**Information supplied:**
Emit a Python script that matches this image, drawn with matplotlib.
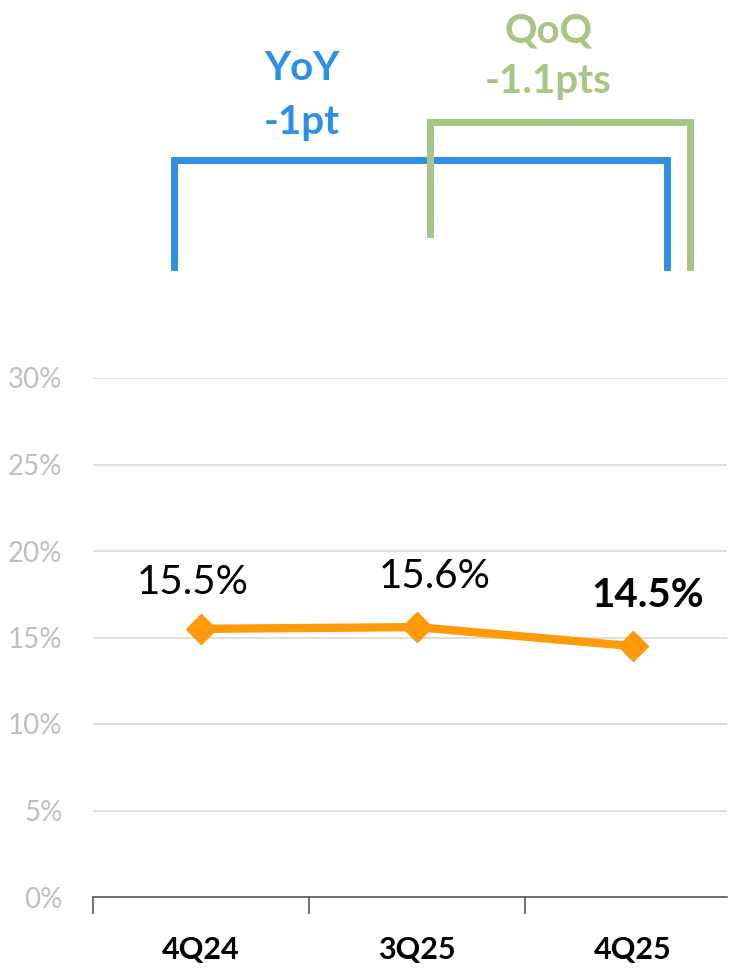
import matplotlib
matplotlib.use("Agg")
import matplotlib.pyplot as plt

plt.rcParams['font.family'] = ['Lato', 'DejaVu Sans']

quarters = ["4Q24", "3Q25", "4Q25"]
margin = [15.5, 15.6, 14.5]
labels = ["15.5%", "15.6%", "14.5%"]
yticks = [0, 5, 10, 15, 20, 25, 30]

yoy_lines = ["YoY", "-1pt"]
qoq_lines = ["QoQ", "-1.1pts"]

orange = "#FF9A0A"
blue = "#2E8FE5"
green = "#A7C585"

fig = plt.figure(figsize=(7.30, 9.73), dpi=100)
ax = fig.add_axes([93 / 730, 76 / 973, 634 / 730, 519 / 973])

x = list(range(len(quarters)))
ax.plot(x, margin, color=orange, lw=6, marker="D", ms=15, solid_capstyle="butt", zorder=3)

# data labels, last one bold
offsets = [(-0.04, 2.7), (0.08, 2.9), (0.07, 2.9)]
for i, (lab, off) in enumerate(zip(labels, offsets)):
    ax.text(x[i] + off[0], margin[i] + off[1], lab, ha="center", va="center",
            fontsize=29, fontweight="bold" if i == 2 else "normal", color="black")

ax.set_xlim(-0.5, -0.5 + 634 / 216)
ax.set_ylim(0, 30)
ax.set_yticks(yticks)
ax.set_yticklabels([f"{t}%" for t in yticks], color="#BFBFBF", fontsize=20)
ax.tick_params(axis="y", length=0, pad=22)
ax.yaxis.grid(True, color="#D9D9D9", lw=1.2)
ax.set_axisbelow(True)

ax.set_xticks(x)
ax.set_xticklabels(quarters, fontsize=22, fontweight="bold")
ax.tick_params(axis="x", length=0, pad=28)
# category boundary ticks
ax.set_xticks([-0.5, 0.5, 1.5], minor=True)
ax.tick_params(axis="x", which="minor", length=12, color="#595959", width=1.2)

for s in ["top", "right", "left"]:
    ax.spines[s].set_visible(False)
ax.spines["bottom"].set_color("#595959")
ax.spines["bottom"].set_linewidth(1.2)

# brackets
ax.plot([-0.125, -0.125, 2.157, 2.157], [36.4, 42.6, 42.6, 36.4], color=blue, lw=5,
        clip_on=False, solid_joinstyle="miter")
ax.plot([1.06, 1.06, 2.264, 2.264], [38.3, 44.8, 44.8, 36.4], color=green, lw=5,
        clip_on=False, solid_joinstyle="miter")
for txt, yy in zip(yoy_lines, [47.2, 44.1]):
    ax.text(0.468, yy, txt, ha="center", va="baseline", fontsize=29, fontweight="bold",
            color=blue)
for txt, yy in zip(qoq_lines, [49.4, 46.5]):
    ax.text(1.607, yy, txt, ha="center", va="baseline", fontsize=29, fontweight="bold",
            color=green)

fig.savefig("out.png", dpi=100)
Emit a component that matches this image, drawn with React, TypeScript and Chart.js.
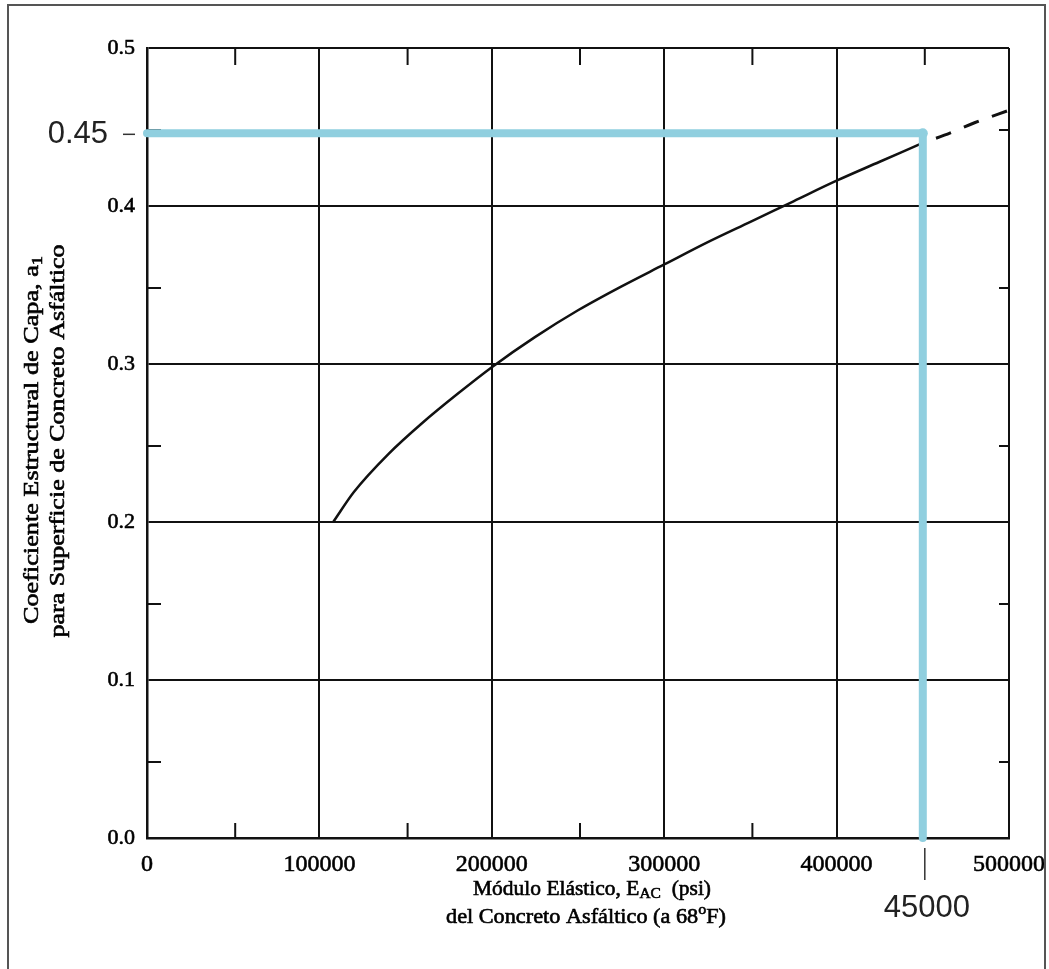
import { useEffect, useRef } from "react";
import { Chart, registerables } from "chart.js";

Chart.register(...registerables);

// ---- data ----
const X_MIN = 0;
const X_MAX = 500000;
const Y_MIN = 0;
const Y_MAX = 0.5;

const xMajorTicks = [0, 100000, 200000, 300000, 400000, 500000];
const yMajorTicks = [0, 0.1, 0.2, 0.3, 0.4, 0.5];
const xMinorTicks = [50000, 150000, 250000, 350000, 450000];
const yMinorTicks = [0.05, 0.15, 0.25, 0.35, 0.45];

// solid part of the a1 curve
const curveSolidX = [108000, 120000, 140000, 160000, 180000, 200000, 225000, 250000, 275000, 300000, 325000, 350000, 375000, 400000, 425000, 450000];
const curveSolidY = [0.2, 0.219, 0.243, 0.263, 0.281, 0.298, 0.317, 0.334, 0.349, 0.363, 0.377, 0.39, 0.403, 0.416, 0.428, 0.44];

// dashed extrapolation
const curveDashedX = [450000, 462500, 480000, 500000];
const curveDashedY = [0.44, 0.4448, 0.4527, 0.4606];

// light-blue reading guide
const guideX = [0, 450000, 450000];
const guideY = [0.446, 0.446, 0];
const guideValueLabel = "0.45";
const guideModulusLabel = "45000";

type Seg = { t: string; s?: number; dy?: number };

const yTitle1: Seg[] = [{ t: "Coeficiente Estructural de Capa, a" }, { t: "1", s: 0.7, dy: 0.28 }];
const yTitle2: Seg[] = [{ t: "para Superficie de Concreto Asfáltico" }];
const xTitle1: Seg[] = [{ t: "Módulo Elástico, E" }, { t: "AC", s: 0.72, dy: 0.25 }, { t: "  (psi)" }];
const xTitle2: Seg[] = [{ t: "del Concreto Asfáltico (a 68" }, { t: "o", s: 0.72, dy: -0.32 }, { t: "F)" }];

const SERIF = '"Liberation Serif", "Times New Roman", serif';
const SANS = '"Liberation Sans", Arial, sans-serif';
const INK = "#111111";
const GUIDE = "#90cfdf";

function drawRich(
  ctx: CanvasRenderingContext2D,
  segs: Seg[],
  cx: number,
  cy: number,
  size: number,
  family: string,
  weight: string,
  targetLen: number,
  angle: number
) {
  ctx.save();
  ctx.translate(cx, cy);
  if (angle) ctx.rotate(angle);
  let total = 0;
  const widths = segs.map((s) => {
    ctx.font = `${weight} ${size * (s.s ?? 1)}px ${family}`;
    const w = ctx.measureText(s.t).width;
    total += w;
    return w;
  });
  const k = targetLen ? targetLen / total : 1;
  ctx.scale(k, 1);
  ctx.textBaseline = "middle";
  ctx.textAlign = "left";
  ctx.fillStyle = "#000";
  ctx.strokeStyle = "#000";
  ctx.lineWidth = 0.6;
  let x = -total / 2;
  segs.forEach((s, i) => {
    ctx.font = `${weight} ${size * (s.s ?? 1)}px ${family}`;
    ctx.fillText(s.t, x, (s.dy ?? 0) * size);
    ctx.strokeText(s.t, x, (s.dy ?? 0) * size);
    x += widths[i];
  });
  ctx.restore();
}

const overlayPlugin = {
  id: "overlay",
  beforeDatasetsDraw(chart: any) {
    const ctx: CanvasRenderingContext2D = chart.ctx;
    const xs = chart.scales.x;
    const ys = chart.scales.y;
    const a = chart.chartArea;
    ctx.save();
    ctx.strokeStyle = INK;
    ctx.lineWidth = 2;
    ctx.beginPath();
    xMinorTicks.forEach((v) => {
      const px = xs.getPixelForValue(v) + 2;
      ctx.moveTo(px, a.top);
      ctx.lineTo(px, a.top + 17);
      ctx.moveTo(px, a.bottom);
      ctx.lineTo(px, a.bottom - 15);
    });
    yMinorTicks.forEach((v) => {
      const py = ys.getPixelForValue(v) + 3;
      ctx.moveTo(a.left, py);
      ctx.lineTo(a.left + 14, py);
      ctx.moveTo(a.right, py);
      ctx.lineTo(a.right - 10, py);
    });
    ctx.stroke();
    ctx.restore();
  },
  afterDraw(chart: any) {
    const ctx: CanvasRenderingContext2D = chart.ctx;
    const xs = chart.scales.x;
    const ys = chart.scales.y;
    ctx.save();
    // outer frame
    ctx.strokeStyle = "#555";
    ctx.lineWidth = 2;
    ctx.beginPath();
    ctx.moveTo(8, 975);
    ctx.lineTo(8, 5);
    ctx.lineTo(1045, 5);
    ctx.lineTo(1045, 975);
    ctx.stroke();

    // axis titles
    drawRich(ctx, yTitle1, 32, 440, 21, SERIF, "normal", 368, -Math.PI / 2);
    drawRich(ctx, yTitle2, 58, 441, 21, SERIF, "normal", 393, -Math.PI / 2);
    drawRich(ctx, xTitle1, 592, 889, 21, SERIF, "normal", 238, 0);
    drawRich(ctx, xTitle2, 586, 917, 21, SERIF, "normal", 280, 0);

    // guide annotations
    const gy = ys.getPixelForValue(guideY[0]);
    ctx.fillStyle = "#222";
    ctx.font = `31px ${SANS}`;
    ctx.textBaseline = "middle";
    ctx.textAlign = "right";
    ctx.fillText(guideValueLabel, 108, gy + 1);
    ctx.strokeStyle = "#333";
    ctx.lineWidth = 1.5;
    ctx.beginPath();
    ctx.moveTo(123, gy + 1);
    ctx.lineTo(135, gy + 1);
    ctx.stroke();

    const gx = xs.getPixelForValue(guideX[1]);
    ctx.beginPath();
    ctx.moveTo(gx + 2, 848);
    ctx.lineTo(gx + 2, 880);
    ctx.stroke();
    ctx.textAlign = "center";
    ctx.fillText(guideModulusLabel, gx + 4, 908);
    ctx.restore();
  },
};

export default function App() {
  const ref = useRef<HTMLCanvasElement | null>(null);

  useEffect(() => {
    if (!ref.current) return;
    const pts = (xa: number[], ya: number[]) => xa.map((x, i) => ({ x, y: ya[i] }));
    const chart = new Chart(ref.current, {
      type: "line",
      data: {
        datasets: [
          {
            label: "guide",
            data: pts(guideX, guideY),
            borderColor: GUIDE,
            backgroundColor: GUIDE,
            borderWidth: 8,
            borderCapStyle: "round",
            borderJoinStyle: "round",
            pointRadius: [0, 5, 0],
            pointBorderWidth: 0,
            pointBackgroundColor: GUIDE,
            tension: 0,
            clip: false,
          },
          {
            label: "a1 solid",
            data: pts(curveSolidX, curveSolidY),
            borderColor: INK,
            borderWidth: 2.5,
            pointRadius: 0,
            cubicInterpolationMode: "monotone",
            tension: 0.4,
          },
          {
            label: "a1 dashed",
            data: pts(curveDashedX, curveDashedY),
            borderColor: INK,
            borderWidth: 3,
            borderDash: [16, 14],
            borderDashOffset: 16,
            pointRadius: 0,
            cubicInterpolationMode: "monotone",
            tension: 0.4,
          },
        ],
      } as any,
      options: {
        responsive: false,
        animation: false,
        devicePixelRatio: 1,
        layout: { padding: { top: 48, right: 40, left: 0, bottom: 0 } },
        plugins: {
          legend: { display: false },
          tooltip: { enabled: false },
          title: { display: false },
        },
        events: [],
        scales: {
          x: {
            type: "linear",
            min: X_MIN,
            max: X_MAX,
            afterBuildTicks: (scale: any) => {
              scale.ticks = xMajorTicks.map((v) => ({ value: v }));
            },
            afterFit: (scale: any) => {
              scale.height = 131;
              scale.paddingLeft = 0;
              scale.paddingRight = 0;
            },
            grid: { color: INK, lineWidth: 2, drawTicks: false },
            border: { display: true, color: INK, width: 2.5 },
            ticks: {
              padding: 12,
              color: "#000",
              textStrokeColor: "#000",
              textStrokeWidth: 0.6,
              font: { family: SERIF, size: 24 },
              maxRotation: 0,
              callback: (v: any) => String(v),
            },
          },
          y: {
            type: "linear",
            min: Y_MIN,
            max: Y_MAX,
            afterBuildTicks: (scale: any) => {
              scale.ticks = yMajorTicks.map((v) => ({ value: v }));
            },
            afterFit: (scale: any) => {
              scale.width = 147;
              scale.paddingTop = 0;
              scale.paddingBottom = 0;
            },
            grid: { color: INK, lineWidth: 2, drawTicks: false },
            border: { display: true, color: INK, width: 2.5 },
            ticks: {
              padding: 12,
              color: "#000",
              textStrokeColor: "#000",
              textStrokeWidth: 0.6,
              font: { family: SERIF, size: 22 },
              callback: (v: any) => Number(v).toFixed(1),
            },
          },
        },
      } as any,
      plugins: [overlayPlugin],
    });
    return () => chart.destroy();
  }, []);

  return (
    <div style={{ position: "absolute", left: 0, top: 0, width: 1049, height: 969, background: "#fff" }}>
      <canvas ref={ref} width={1049} height={969} style={{ display: "block" }} />
    </div>
  );
}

**What you are asked to do:**
Copy out each line of the data containing the string "drawn".

**Correct answer:**
Emit a Python script that matches this image, drawn with matplotlib.
Emit a component that matches this image, drawn with React, TypeScript and Chart.js.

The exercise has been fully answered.